How do I know? Here's some vignettes from my own two years living on OU's East Green in the '70s (when many students' parents, professors and employers were attending college):

• Theft was rampant in the dorms, with students stealing from one another but mainly from the university itself. Around 1974 when the OU's enrollment had dropped precipitously and some dorms had been mothballed, including Washington Hall on the East Green, some of the more risk-prone male students in neighboring Read Hall found a way to break into Washington Hall. Late at night, donning black turtlenecks and watch caps and blackening their faces, they'd climb from Read's roof to Washington's roof, and then enter the latter through a window. A half hour later, they'd emerge with lamps, ashtrays, small tables and anything else that was small enough to carry.

Not that they needed any of this stuff; it was the pure thrill of adventure that motivated them.

• Practical jokes, some of them mean and dangerous, were common in the dorms. One dorm-mate who had a knack for chemistry manufactured a liquid that would produce minor explosions, similar to caps, upon contact. If you covered a doorknob with this contact explosive and let it dry, the next person who opened the door would be scared almost literally piss-less by the small, crackling explosion.
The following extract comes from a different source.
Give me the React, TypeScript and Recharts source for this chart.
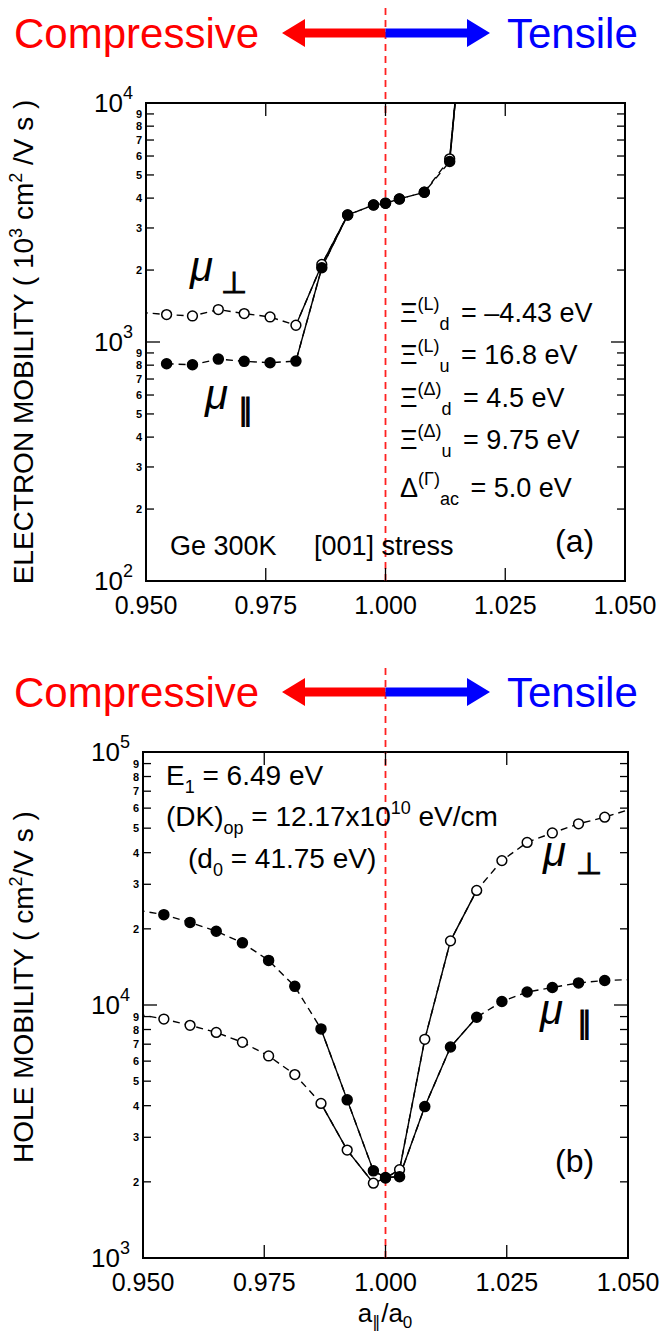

At some point, the novelty wore off, and my dorm-mate tossed his remaining contact explosive out the window of Read Hall. A few days later, while some other dormies and I were sitting around in the dorm one afternoon, we suddenly heard the crackle-pop of small explosions down in the grass below the room. A maintenance guy stood motionless behind his shut-off lawnmower, staring down at the grass in abject terror.
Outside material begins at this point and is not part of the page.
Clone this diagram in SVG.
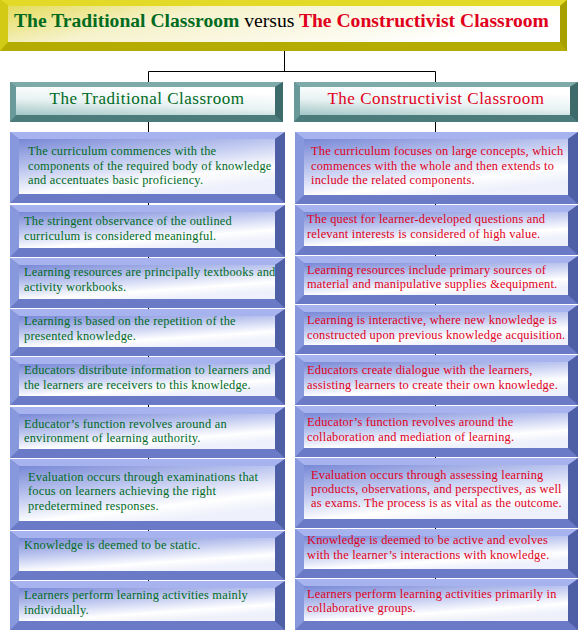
<svg xmlns="http://www.w3.org/2000/svg" width="579" height="632" viewBox="0 0 579 632">
<defs>
<linearGradient id="gBlue" x1="0" y1="0" x2="0.55" y2="1">
<stop offset="0" stop-color="#7888d6"/>
<stop offset="0.45" stop-color="#c0c9f0"/>
<stop offset="0.8" stop-color="#ffffff"/>
<stop offset="1" stop-color="#eef0fb"/>
</linearGradient>
<linearGradient id="gYel" x1="0" y1="0" x2="1" y2="0.3">
<stop offset="0" stop-color="#e4dc5c"/>
<stop offset="0.35" stop-color="#f6f2cc"/>
<stop offset="1" stop-color="#ffffff"/>
</linearGradient>
<linearGradient id="gTeal" x1="0" y1="1" x2="0.4" y2="0">
<stop offset="0" stop-color="#a4c6c6"/>
<stop offset="0.5" stop-color="#e8f2f2"/>
<stop offset="1" stop-color="#ffffff"/>
</linearGradient>
</defs>
<style>
.bb{fill:#6a7ac6}.bt{fill:#a6b3ef}.bl{fill:#8898dd}.br{fill:#4f5fa6}.bf{fill:url(#gBlue)}
.yb{fill:#b4ac00}.yt{fill:#e2da26}.yl{fill:#d2ca14}.yr{fill:#a89f00}.yf{fill:url(#gYel)}
.tb{fill:#4b7b7b}.tt{fill:#7faaaa}.tl{fill:#6a9999}.tr{fill:#3d6a6a}.tf{fill:url(#gTeal)}
.con{stroke:#000;stroke-width:1;fill:none}
text{font-family:"Liberation Serif","Times New Roman",serif}
.g{fill:#006b1e}.r{fill:#e0001b}
.body{font-size:12.4px;letter-spacing:0.2px}
.hd{font-size:17px;letter-spacing:0.5px}
.tl1{font-size:19.6px;font-weight:bold}
</style>
<rect width="579" height="632" fill="#ffffff"/>
<g id="connectors">
<path class="con" d="M284.5,50V71.5M148.5,71.5H435.5M148.5,71.5V82M435.5,71.5V82M148.5,122V630M435.5,122V630"/>
</g>
<g id="title">
<rect class="yb" x="0" y="0" width="567" height="51"/>
<polygon class="yt" points="0,0 567,0 560,6 8,6"/>
<polygon class="yl" points="0,0 8,6 8,42 0,51"/>
<polygon class="yr" points="567,0 567,51 560,42 560,6"/>
<rect class="yf" x="8" y="6" width="552" height="36"/>
<text class="tl1" x="14" y="27"><tspan class="g">The Traditional Classroom</tspan> <tspan font-weight="normal" fill="#000">versus</tspan> <tspan class="r">The Constructivist Classroom</tspan></text>
</g>
<g id="hdr-left">
<rect class="tb" x="10" y="82" width="273" height="40"/>
<polygon class="tt" points="10,82 283,82 275,87 16,87"/>
<polygon class="tl" points="10,82 16,87 16,115 10,122"/>
<polygon class="tr" points="283,82 283,122 275,115 275,87"/>
<rect class="tf" x="16" y="87" width="259" height="28"/>
<text class="hd g" x="147" y="104" text-anchor="middle">The Traditional Classroom</text>
</g>
<g id="hdr-right">
<rect class="tb" x="294" y="82" width="284" height="40"/>
<polygon class="tt" points="294,82 578,82 570,87 300,87"/>
<polygon class="tl" points="294,82 300,87 300,115 294,122"/>
<polygon class="tr" points="578,82 578,122 570,115 570,87"/>
<rect class="tf" x="300" y="87" width="270" height="28"/>
<text class="hd r" x="436" y="104" text-anchor="middle">The Constructivist Classroom</text>
</g>
<g id="L1">
<rect class="bb" x="10" y="132" width="275" height="71"/>
<polygon class="bt" points="10,132 285,132 275,139 19,139"/>
<polygon class="bl" points="10,132 19,139 19,194 10,203"/>
<polygon class="br" points="285,132 285,203 275,194 275,139"/>
<rect class="bf" x="19" y="139" width="256" height="55"/>
<text class="body g"><tspan x="28" y="155">The curriculum commences with the</tspan><tspan x="28" y="170">components of the required body of knowledge</tspan><tspan x="28" y="184">and accentuates basic proficiency.</tspan></text>
</g>
<g id="L2">
<rect class="bb" x="10" y="205" width="275" height="52"/>
<polygon class="bt" points="10,205 285,205 275,212 19,212"/>
<polygon class="bl" points="10,205 19,212 19,248 10,257"/>
<polygon class="br" points="285,205 285,257 275,248 275,212"/>
<rect class="bf" x="19" y="212" width="256" height="36"/>
<text class="body g"><tspan x="24" y="225">The stringent observance of the outlined</tspan><tspan x="24" y="240">curriculum is considered meaningful.</tspan></text>
</g>
<g id="L3">
<rect class="bb" x="10" y="258" width="275" height="50"/>
<polygon class="bt" points="10,258 285,258 275,265 19,265"/>
<polygon class="bl" points="10,258 19,265 19,299 10,308"/>
<polygon class="br" points="285,258 285,308 275,299 275,265"/>
<rect class="bf" x="19" y="265" width="256" height="34"/>
<text class="body g"><tspan x="24" y="276">Learning resources are principally textbooks and</tspan><tspan x="24" y="291">activity workbooks.</tspan></text>
</g>
<g id="L4">
<rect class="bb" x="10" y="309" width="275" height="47"/>
<polygon class="bt" points="10,309 285,309 275,316 19,316"/>
<polygon class="bl" points="10,309 19,316 19,347 10,356"/>
<polygon class="br" points="285,309 285,356 275,347 275,316"/>
<rect class="bf" x="19" y="316" width="256" height="31"/>
<text class="body g"><tspan x="24" y="325">Learning is based on the repetition of the</tspan><tspan x="24" y="340">presented knowledge.</tspan></text>
</g>
<g id="L5">
<rect class="bb" x="10" y="357" width="275" height="48"/>
<polygon class="bt" points="10,357 285,357 275,364 19,364"/>
<polygon class="bl" points="10,357 19,364 19,396 10,405"/>
<polygon class="br" points="285,357 285,405 275,396 275,364"/>
<rect class="bf" x="19" y="364" width="256" height="32"/>
<text class="body g"><tspan x="24" y="374">Educators distribute information to learners and</tspan><tspan x="24" y="389">the learners are receivers to this knowledge.</tspan></text>
</g>
<g id="L6">
<rect class="bb" x="10" y="407" width="275" height="51"/>
<polygon class="bt" points="10,407 285,407 275,414 19,414"/>
<polygon class="bl" points="10,407 19,414 19,449 10,458"/>
<polygon class="br" points="285,407 285,458 275,449 275,414"/>
<rect class="bf" x="19" y="414" width="256" height="35"/>
<text class="body g"><tspan x="24" y="428">Educator’s function revolves around an</tspan><tspan x="24" y="442">environment of learning authority.</tspan></text>
</g>
<g id="L7">
<rect class="bb" x="10" y="459" width="275" height="71"/>
<polygon class="bt" points="10,459 285,459 275,466 19,466"/>
<polygon class="bl" points="10,459 19,466 19,521 10,530"/>
<polygon class="br" points="285,459 285,530 275,521 275,466"/>
<rect class="bf" x="19" y="466" width="256" height="55"/>
<text class="body g"><tspan x="28" y="481">Evaluation occurs through examinations that</tspan><tspan x="28" y="495">focus on learners achieving the right</tspan><tspan x="28" y="510">predetermined responses.</tspan></text>
</g>
<g id="L8">
<rect class="bb" x="10" y="531" width="275" height="49"/>
<polygon class="bt" points="10,531 285,531 275,538 19,538"/>
<polygon class="bl" points="10,531 19,538 19,571 10,580"/>
<polygon class="br" points="285,531 285,580 275,571 275,538"/>
<rect class="bf" x="19" y="538" width="256" height="33"/>
<text class="body g"><tspan x="24" y="549">Knowledge is deemed to be static.</tspan></text>
</g>
<g id="L9">
<rect class="bb" x="10" y="581" width="275" height="49"/>
<polygon class="bt" points="10,581 285,581 275,588 19,588"/>
<polygon class="bl" points="10,581 19,588 19,621 10,630"/>
<polygon class="br" points="285,581 285,630 275,621 275,588"/>
<rect class="bf" x="19" y="588" width="256" height="33"/>
<text class="body g"><tspan x="24" y="599">Learners perform learning activities mainly</tspan><tspan x="24" y="614">individually.</tspan></text>
</g>
<g id="R1">
<rect class="bb" x="295" y="132" width="283" height="72"/>
<polygon class="bt" points="295,132 578,132 568,139 304,139"/>
<polygon class="bl" points="295,132 304,139 304,195 295,204"/>
<polygon class="br" points="578,132 578,204 568,195 568,139"/>
<rect class="bf" x="304" y="139" width="264" height="56"/>
<text class="body r"><tspan x="311" y="155">The curriculum focuses on large concepts, which</tspan><tspan x="311" y="170">commences with the whole and then extends to</tspan><tspan x="311" y="184">include the related components.</tspan></text>
</g>
<g id="R2">
<rect class="bb" x="295" y="205" width="283" height="50"/>
<polygon class="bt" points="295,205 578,205 568,212 304,212"/>
<polygon class="bl" points="295,205 304,212 304,246 295,255"/>
<polygon class="br" points="578,205 578,255 568,246 568,212"/>
<rect class="bf" x="304" y="212" width="264" height="34"/>
<text class="body r"><tspan x="307" y="223">The quest for learner-developed questions and</tspan><tspan x="307" y="238">relevant interests is considered of high value.</tspan></text>
</g>
<g id="R3">
<rect class="bb" x="295" y="256" width="283" height="48"/>
<polygon class="bt" points="295,256 578,256 568,263 304,263"/>
<polygon class="bl" points="295,256 304,263 304,295 295,304"/>
<polygon class="br" points="578,256 578,304 568,295 568,263"/>
<rect class="bf" x="304" y="263" width="264" height="32"/>
<text class="body r"><tspan x="307" y="274">Learning resources include primary sources of</tspan><tspan x="307" y="288">material and manipulative supplies &amp;equipment.</tspan></text>
</g>
<g id="R4">
<rect class="bb" x="295" y="305" width="283" height="49"/>
<polygon class="bt" points="295,305 578,305 568,312 304,312"/>
<polygon class="bl" points="295,305 304,312 304,345 295,354"/>
<polygon class="br" points="578,305 578,354 568,345 568,312"/>
<rect class="bf" x="304" y="312" width="264" height="33"/>
<text class="body r"><tspan x="307" y="324">Learning is interactive, where new knowledge is</tspan><tspan x="307" y="339">constructed upon previous knowledge acquisition.</tspan></text>
</g>
<g id="R5">
<rect class="bb" x="295" y="355" width="283" height="50"/>
<polygon class="bt" points="295,355 578,355 568,362 304,362"/>
<polygon class="bl" points="295,355 304,362 304,396 295,405"/>
<polygon class="br" points="578,355 578,405 568,396 568,362"/>
<rect class="bf" x="304" y="362" width="264" height="34"/>
<text class="body r"><tspan x="307" y="374">Educators create dialogue with the learners,</tspan><tspan x="307" y="389">assisting learners to create their own knowledge.</tspan></text>
</g>
<g id="R6">
<rect class="bb" x="295" y="406" width="283" height="51"/>
<polygon class="bt" points="295,406 578,406 568,413 304,413"/>
<polygon class="bl" points="295,406 304,413 304,448 295,457"/>
<polygon class="br" points="578,406 578,457 568,448 568,413"/>
<rect class="bf" x="304" y="413" width="264" height="35"/>
<text class="body r"><tspan x="307" y="426">Educator’s function revolves around the</tspan><tspan x="307" y="441">collaboration and mediation of learning.</tspan></text>
</g>
<g id="R7">
<rect class="bb" x="295" y="458" width="283" height="70"/>
<polygon class="bt" points="295,458 578,458 568,465 304,465"/>
<polygon class="bl" points="295,458 304,465 304,519 295,528"/>
<polygon class="br" points="578,458 578,528 568,519 568,465"/>
<rect class="bf" x="304" y="465" width="264" height="54"/>
<text class="body r"><tspan x="311" y="479">Evaluation occurs through assessing learning</tspan><tspan x="311" y="493">products, observations, and perspectives, as well</tspan><tspan x="311" y="507">as exams. The process is as vital as the outcome.</tspan></text>
</g>
<g id="R8">
<rect class="bb" x="295" y="529" width="283" height="49"/>
<polygon class="bt" points="295,529 578,529 568,536 304,536"/>
<polygon class="bl" points="295,529 304,536 304,569 295,578"/>
<polygon class="br" points="578,529 578,578 568,569 568,536"/>
<rect class="bf" x="304" y="536" width="264" height="33"/>
<text class="body r"><tspan x="307" y="544">Knowledge is deemed to be active and evolves</tspan><tspan x="307" y="559">with the learner’s interactions with knowledge.</tspan></text>
</g>
<g id="R9">
<rect class="bb" x="295" y="579" width="283" height="51"/>
<polygon class="bt" points="295,579 578,579 568,586 304,586"/>
<polygon class="bl" points="295,579 304,586 304,621 295,630"/>
<polygon class="br" points="578,579 578,630 568,621 568,586"/>
<rect class="bf" x="304" y="586" width="264" height="35"/>
<text class="body r"><tspan x="307" y="598">Learners perform learning activities primarily in</tspan><tspan x="307" y="612">collaborative groups.</tspan></text>
</g>
</svg>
• Pot-smoking was common in the dorms, and regulation was relaxed by today's standards. Sometimes students smoked weed with their room doors wide open. A few students even set up pup tents in their rooms, crawled inside, zipped them up, and proceeded to spend the afternoon in a cloud of cannabis. Others would use surplus military gas masks to inhale the stuff.

This was during a time when OU had no selective admissions, and did not enjoy a pristine academic reputation. If you were breathing, you could get admitted, even if you were coughing a lot and had persistent red-eye.
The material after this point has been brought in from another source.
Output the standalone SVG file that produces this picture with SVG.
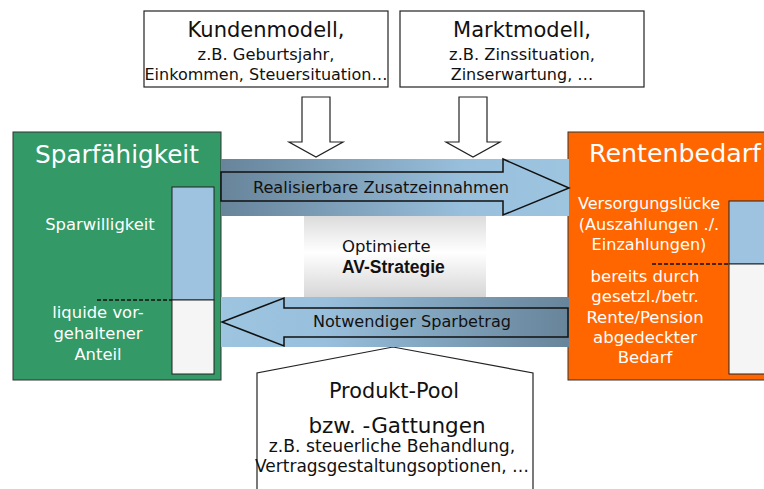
<svg xmlns="http://www.w3.org/2000/svg" width="764" height="489" viewBox="0 0 764 489">
  <defs>
    <linearGradient id="gradRight" x1="0" y1="0" x2="1" y2="0">
      <stop offset="0" stop-color="#67849a"/>
      <stop offset="0.7" stop-color="#98bfdc"/>
      <stop offset="1" stop-color="#9dc5e0"/>
    </linearGradient>
    <linearGradient id="gradLeft" x1="0" y1="0" x2="1" y2="0">
      <stop offset="0" stop-color="#9dc5e0"/>
      <stop offset="0.3" stop-color="#98bfdc"/>
      <stop offset="1" stop-color="#67849a"/>
    </linearGradient>
    <linearGradient id="gradCenter" x1="0" y1="0" x2="0" y2="1">
      <stop offset="0" stop-color="#dcdcdc"/>
      <stop offset="0.45" stop-color="#ffffff"/>
      <stop offset="1" stop-color="#d6d6d6"/>
    </linearGradient>
    <style>
      .box { fill: #ffffff; stroke: #222222; stroke-width: 1.2; }
      .txt { font-family: "DejaVu Sans", "Noto Sans", sans-serif; fill: #111111; text-anchor: middle; }
      .wtxt { font-family: "DejaVu Sans", "Noto Sans", sans-serif; fill: #ffffff; text-anchor: middle; }
      .arrow { stroke: #111111; stroke-width: 1.5; stroke-linejoin: miter; }
      .hollow { fill: #ffffff; stroke: #222222; stroke-width: 1.2; }
      .dash { stroke: #111111; stroke-width: 1.3; stroke-dasharray: 4 2; fill: none; }
      .barTop { fill: #9dc3e0; stroke: #222222; stroke-width: 1; }
      .barBot { fill: #f5f5f5; stroke: #222222; stroke-width: 1; }
    </style>
  </defs>

  <!-- Customer model -->
  <g id="kundenmodell">
    <rect class="box" x="144" y="11" width="244" height="76"/>
    <text class="txt" x="266" y="37" font-size="21">Kundenmodell,</text>
    <text class="txt" x="266" y="60" font-size="16.3">z.B. Geburtsjahr,</text>
    <text class="txt" x="266" y="80" font-size="16">Einkommen, Steuersituation…</text>
  </g>

  <!-- Market model -->
  <g id="marktmodell">
    <rect class="box" x="400" y="11" width="244" height="76"/>
    <text class="txt" x="522" y="37" font-size="21">Marktmodell,</text>
    <text class="txt" x="522" y="60" font-size="16.3">z.B. Zinssituation,</text>
    <text class="txt" x="522" y="80" font-size="16">Zinserwartung, …</text>
  </g>

  <!-- Savings capacity -->
  <g id="sparfaehigkeit">
    <rect x="13" y="132" width="208" height="248" fill="#339966" stroke="#333333" stroke-width="1"/>
    <text class="wtxt" x="117" y="163" font-size="24.7">Sparfähigkeit</text>
    <text class="wtxt" x="100" y="230" font-size="16.4">Sparwilligkeit</text>
    <text class="wtxt" x="98" y="318" font-size="16.4">liquide vor-</text>
    <text class="wtxt" x="98" y="339" font-size="16.4">gehaltener</text>
    <text class="wtxt" x="98" y="360" font-size="16.4">Anteil</text>
    <rect class="barTop" x="172" y="187" width="42" height="113"/>
    <rect class="barBot" x="172" y="300" width="42" height="74"/>
    <line class="dash" x1="97" y1="300" x2="172" y2="300"/>
  </g>

  <!-- Pension need -->
  <g id="rentenbedarf">
    <rect x="568" y="132" width="200" height="248" fill="#ff6600" stroke="#333333" stroke-width="1"/>
    <text class="wtxt" x="675" y="162" font-size="25.3">Rentenbedarf</text>
    <text class="wtxt" x="649" y="209" font-size="16.1">Versorgungslücke</text>
    <text class="wtxt" x="649" y="230" font-size="16.1">(Auszahlungen ./.</text>
    <text class="wtxt" x="649" y="250" font-size="16.1">Einzahlungen)</text>
    <text class="wtxt" x="645" y="282" font-size="16.5">bereits durch</text>
    <text class="wtxt" x="645" y="302" font-size="16.5">gesetzl./betr.</text>
    <text class="wtxt" x="645" y="323" font-size="16.5">Rente/Pension</text>
    <text class="wtxt" x="645" y="343" font-size="16.5">abgedeckter</text>
    <text class="wtxt" x="645" y="363" font-size="16.5">Bedarf</text>
    <rect class="barTop" x="729" y="201" width="40" height="63"/>
    <rect class="barBot" x="729" y="264" width="40" height="110"/>
    <line class="dash" x1="652" y1="264" x2="729" y2="264"/>
  </g>

  <!-- Optimised strategy -->
  <g id="strategie">
    <rect x="304" y="216" width="182" height="81" fill="url(#gradCenter)"/>
    <text x="342" y="252" font-size="16.5" font-family="DejaVu Sans, Noto Sans, sans-serif" fill="#111111">Optimierte</text>
    <text x="342" y="273" font-size="17.5" font-weight="bold" font-family="Liberation Sans, Arial, sans-serif" fill="#111111">AV-Strategie</text>
  </g>

  <!-- Product pool -->
  <g id="produktpool">
    <path class="hollow" d="M257,495 L257,373 L393,347 L533,373 L533,495"/>
    <text class="txt" x="394" y="398" font-size="20.8">Produkt-Pool</text>
    <text class="txt" x="397" y="433" font-size="21.5">bzw. -Gattungen</text>
    <text class="txt" x="392" y="452" font-size="17.2">z.B. steuerliche Behandlung,</text>
    <text class="txt" x="392" y="472" font-size="17">Vertragsgestaltungsoptionen, …</text>
  </g>

  <!-- Connectors -->
  <g id="connectors">
    <path class="hollow" d="M302,97 L330,97 L330,142 L343,142 L316,157 L289,142 L302,142 Z"/>
    <path class="hollow" d="M459,97 L487,97 L487,142 L500,142 L473,157 L446,142 L459,142 Z"/>

    <rect x="221" y="159" width="348" height="57" fill="url(#gradRight)"/>
    <path class="arrow" fill="url(#gradRight)" d="M221,172 L503,172 L503,159 L569,188 L503,215 L503,201 L221,201 Z"/>
    <text class="txt" x="381" y="193" font-size="16.2">Realisierbare Zusatzeinnahmen</text>

    <rect x="221" y="297" width="348" height="50" fill="url(#gradLeft)"/>
    <path class="arrow" fill="url(#gradLeft)" d="M568,308 L284,308 L284,298 L222,322 L284,346 L284,337 L568,337 Z"/>
    <text class="txt" x="412" y="327" font-size="16.1">Notwendiger Sparbetrag</text>
  </g>
</svg>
• Vandalism was common in the dorms. One Gamertsfelder Hall dorm-mate, upon returning from the uptown bars after last call, would slap and break every overhead light bulb in the stairwell as he ascended to his fourth-floor room. His friends quickly learned to enter the other side of the dorm, just so they wouldn't have to watch him break light bulbs.

• Many residents of all-male Read Hall would spend altogether too much time spying on their female counterparts in Jefferson Hall, across the courtyard, with binoculars. The gals – with some notable exceptions – quickly learned to close their curtains.

• Spring of my sophomore year some friends from Gam Hall went into the Nelson Commons dining hall kitchen, and claimed a keg of beer that someone else was storing in Nelson's walk-in refrigerator. (This is when most underclassmen could legally drink "low beer," and keg mixers weren't uncommon on the residential greens.) For some reason, my friends didn't have to provide identification. For the next 12 hours, they hosted a wild party in their room on Gamertsfelder's fourth floor, and after the last drop had been consumed, simply pushed the empty keg clanging and banging down the stairs.

MOST OF THESE INCIDENTS (but not all) would not have occurred if OU had had security cameras in common areas of the dorms during that period. On the other hand, if security cameras had been in use, I never would have collected all of these stories, or had an excuse to relate them to you in this profoundly pointless column.

I did start the column with a point, but misplaced it fairly early.